Back in 2004, when United Nations countries debated the UN Convention on the Rights of People with Disabilities, there was a proposal by Canada to include “sexual orientation” in the preamble; however, the proposal was rejected after debate and the original language was retained in that convention.
Since then, though, the language of texts addressing fundamental human rights have changed—in the same way that the language in Belize’s gender policy—a document funded by the UN—has changed to now include sexual orientation of persons and anti-discriminatory provisions.
In 2014, Belize was preparing to file its first report on the implementation of the ICCPR; prior to that, it came under heavy pressure to decriminalize homosexuality.
Of note is that in 2012, the UN Human Rights Committee asked Belize to, “Please state the measures being taken to de-criminalize homosexuality and to repeal section 5(1) of the Immigration Act, which includes ‘homosexuals’ on the list of prohibited persons for purposes of immigration.”
This was the same law which Jamaican LGBT activist, Maurice Tomlinson, challenged at the Caribbean Court of Justice, when he filed for special leave in 2013.
In that same year, the Human Rights Committee issued its concluding observations on Belize, in the absence of its ICCPR report, indicating that, “The State party should review its Constitution and legislation to ensure that discrimination on grounds of sexual orientation and gender identity are prohibited.”
It also called on Belize to change the Immigration law challenged by Tomlinson, to seek protection and compensation for LGBT persons who are violated.
It asked Belize to “ensure that cases of violence against LGBT persons are thoroughly investigated and that the perpetrators are prosecuted, and if convicted, punished with appropriate sanctions, and that the victims are adequately compensated.”
In a published UN review captioned, 20 YEARS WORKING FOR YOUR RIGHTS: HUMAN RIGHTS RECOMMENDATIONS MADE TO BELIZE (2005 – 2013), several countries, including the Netherlands, Argentina, Uruguay, Norway, and Chile, called on Belize to “review its Constitution and laws” to, for example, “ensure the prohibition of discrimination on the grounds of sexual orientation and gender identity,” and to “adopt measures to eliminate discriminatory treatment and criminalization based on sexual orientation.”

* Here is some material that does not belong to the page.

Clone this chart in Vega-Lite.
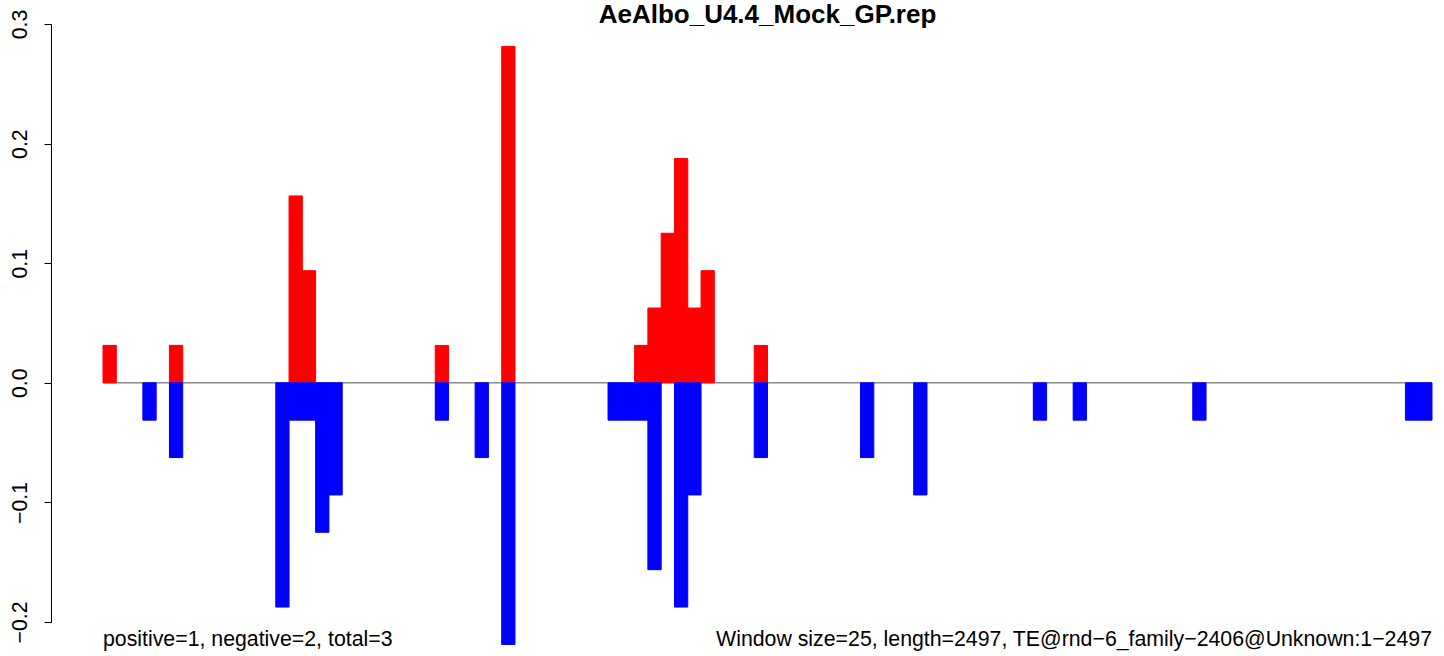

The international pressure for Belize to change its laws came in the wake of a presidential memorandum issued on December 06, 2011, by US president Barack Obama, who announced measures to combat the criminalization of LGBT status. Obama said that, “Agencies engaged abroad are directed to strengthen existing efforts to effectively combat the criminalization by foreign governments of LGBT status or conduct and to expand efforts to combat discrimination, homophobia, and intolerance on the basis of LGBT status or conduct.”